The third flag is of red silk, embroidered, at the top a regal crown with Royal cypher on each side of it; in the centre on a circle of sea green the initial letters L. B. V. (Loyal Bermondsey Volunteers), this surrounded by garter of the same colour, with leg `For the defence of our King and Country,' enwreathed with oak and laurel leaves.
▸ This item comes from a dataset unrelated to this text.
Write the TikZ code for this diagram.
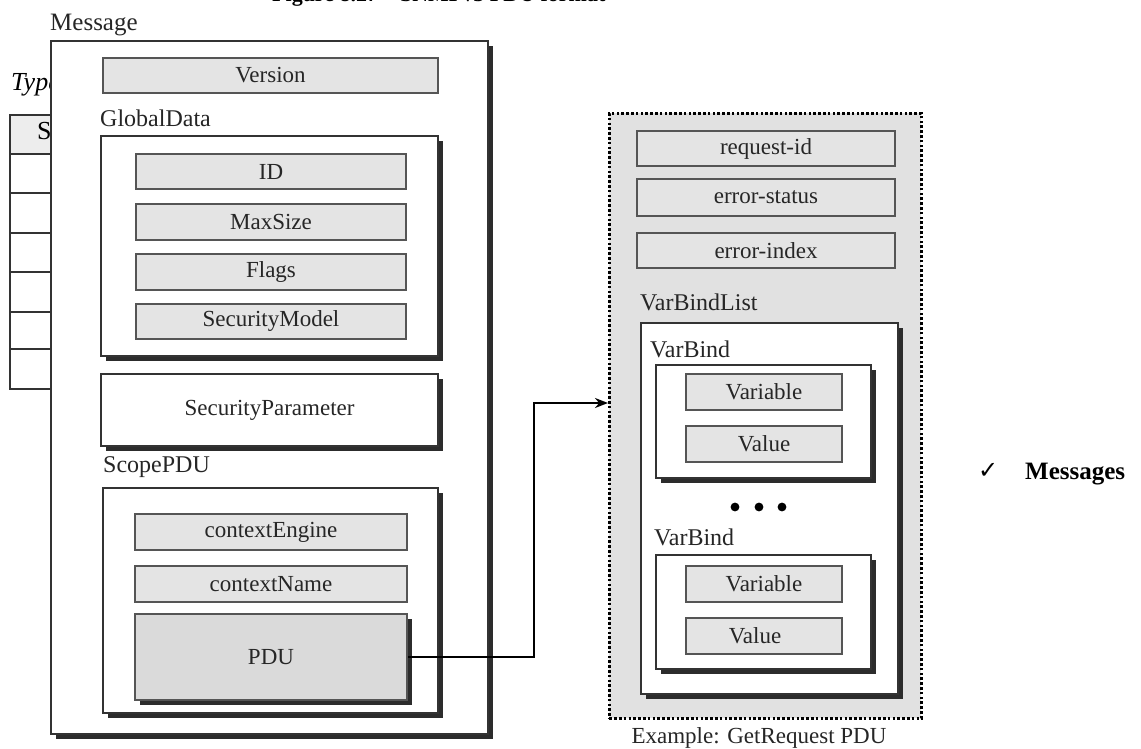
\documentclass[tikz,border=0pt]{standalone}
\usepackage{fontspec}
\setmainfont{Liberation Serif}
\newfontfamily\symfont{DejaVu Sans}
\usetikzlibrary{arrows.meta,shadows}

\newcommand{\fz}[1]{\fontsize{#1}{#1}\selectfont}

\definecolor{fieldfill}{HTML}{E4E4E4}
\definecolor{pdufill}{HTML}{DADADA}
\definecolor{edge}{HTML}{333333}
\definecolor{fieldedge}{HTML}{555555}
\definecolor{shade}{HTML}{2C2C2C}
\definecolor{ink}{HTML}{262626}
\definecolor{panel}{HTML}{E1E1E1}
\definecolor{headfill}{HTML}{EDEDED}

\tikzset{
  wh/.style 2 args={minimum width=#1pt, minimum height=#2pt, inner sep=0pt, anchor=north west},
  field/.style={draw=fieldedge, line width=2pt, fill=fieldfill, text=ink, font=\fz{23}},
  holder/.style={draw=edge, line width=2.2pt, fill=white, text=ink, font=\fz{23},
    drop shadow={shadow xshift=5pt, shadow yshift=-5pt, fill=shade, opacity=1}},
  caption/.style={anchor=base west, inner sep=0pt, text=ink, font=\fz{24}},
  tabline/.style={draw=edge, line width=1.6pt},
  link/.style={draw=black, line width=2.4pt, -{Stealth[length=13pt,width=10pt]}},
}

\begin{document}
\begin{tikzpicture}[x=1pt,y=-1pt]
\useasboundingbox (0,0) rectangle (1141,749);

% heading at the top edge of the page
\node[anchor=base west, inner sep=0pt, font=\bfseries\fz{22}] (title) at (272,2) {Figure 8.27 -- SNMPv3 PDU format};

% text and table lying behind the message box
\node[anchor=base west, inner sep=0pt, font=\itshape\fz{26}] (typ) at (11,91) {Types of messages};
\fill[headfill] (10,115) rectangle (120,154);
\node[anchor=base west, inner sep=0pt, font=\fz{26}] (sno) at (37,140) {S.No};
\draw[tabline] (120,115) -- (10,115) -- (10,389) -- (120,389);
\foreach \yy in {154,193,233,272,312,349} \draw[tabline] (10,\yy) -- (120,\yy);

% message
\node[caption, font=\fz{25}] (msglbl) at (50,31) {Message};
\node[holder, wh={437}{693}] (msg) at (50,40) {};
\node[field, wh={335}{35}] (version) at (102,57) {Version};

% global data
\node[caption] (gdlbl) at (100,127) {GlobalData};
\node[holder, wh={337}{220}] (gd) at (100,135) {};
\node[field, wh={270}{35}] (id) at (135,153) {ID};
\node[field, wh={270}{36}] (maxsize) at (135,203) {MaxSize};
\node[field, wh={270}{36}] (flags) at (135,253) {Flags};
\node[field, wh={270}{35}] (secmodel) at (135,303) {SecurityModel};

% security parameters
\node[holder, wh={337}{72}] (secparam) at (100,373) {SecurityParameter};

% scoped PDU
\node[caption] (splbl) at (103,472) {ScopePDU};
\node[holder, wh={335}{225}] (scope) at (102,487) {};
\node[field, wh={272}{36}] (ctxengine) at (134,513) {contextEngine};
\node[field, wh={272}{36}] (ctxname) at (134,565) {contextName};
\node[field, fill=pdufill, wh={272}{86},
  drop shadow={shadow xshift=5pt, shadow yshift=-5pt, fill=shade, opacity=1}] (pdu) at (134,613) {PDU};

% GetRequest PDU panel
\node[draw=black, dash pattern=on 2.6pt off 2.2pt, line width=2.6pt, fill=panel, wh={312}{605}] (panel) at (608,112) {};
\node[anchor=base, inner sep=0pt, text=ink, font=\fz{23}] (paneltitle) at (759,743) {Example: GetRequest PDU};
\node[field, wh={258}{35}] (reqid) at (636,130) {request-id};
\node[field, wh={258}{37}] (errstatus) at (636,178) {error-status};
\node[field, wh={258}{35}] (errindex) at (636,232) {error-index};

\node[caption] (vbllbl) at (640,310) {VarBindList};
\node[holder, wh={257}{371}] (vbl) at (640,322) {};

\node[caption] (vb1lbl) at (650,357) {VarBind};
\node[holder, wh={215}{113}] (vb1) at (655,364) {};
\node[field, wh={156}{36}] (var1) at (685,373) {Variable};
\node[field, wh={156}{36}] (val1) at (685,425) {Value};

\foreach \xx [count=\i] in {735,759,782}
  \fill[black] (\xx,507) circle (4.4pt) coordinate (dot\i);

\node[caption] (vb2lbl) at (654,545) {VarBind};
\node[holder, wh={215}{114}] (vb2) at (655,554) {};
\node[field, wh={156}{36}] (var2) at (685,565) {Variable};
\node[field, wh={156}{36}, text width=156pt, align=center] (val2) at (685,617) {\hspace*{-18pt}Value};

% PDU expands into the panel
\coordinate (bend) at (534,403);
\draw[link] (pdu.east) -| (bend) -- (bend -| panel.west);

% side bullet
\node[anchor=base west, inner sep=0pt, font=\symfont\fz{24}] (tick) at (978,478) {✓};
\node[anchor=base west, inner sep=0pt, font=\bfseries\fz{25}] (messages) at (1025,479) {Messages};
\end{tikzpicture}
\end{document}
The fourth flag is a simple Union.
These flags were formerly placed two over against the Chancel, and two over the transept of the Church, but were removed to their present position about 1845, when the Church was redecorated, &c. Akerman, in his admirable series of London Costumes, published 1798, has preserved to us in No. 50, the uniform of a Bermondsey Volunteer, drawn by Rowlandson. He represents him in the position of front rank, kneeling, make ready, with short scarlet coat, black and white facings, knee breeches and gaiters, gold epaulettes, &c., black helmet edged with black fur, with white and red feather, powdered hair. In No. 68 he gives us a Loyal Bermondsey Volunteer in the position of the present arms, short scarlet coat, white and black facings, white knee breeches and gaiters, black helmet, but with feather entirely red, gold epaulettes, different pattern from No. 50, short boots, powdered hair. The Bermondsey Armoury or practising ground, was situated in Bermondsey-square, and £l,200 seems to have been expended to make the building available.
The remains of Commandant Gaitskell rest under the Chancel of the Old
Church, a monument being erected to his memory. An
engraved portrait of the Commandant is still extant, as is one of the
Rev. Henry Cox Mason, Chaplain to the Corps and Rector
of Bermondsey. Their contemporary (Captain Rich) is likewise buried
under the Old Church; a black marble tablet on one of
the pillars records "That the Captain had attained the happy independence
which enabled him to stand foremost in the days of
danger as the protector of his Church and King, having been honoured
with the command of the Loyal Bermondsey
Volunteers." He died in 1829. Fearing I have already trespassed too
much on your valuable space I will now conclude. H. L.P.
Bermondsey-street, 23rd March, 1867.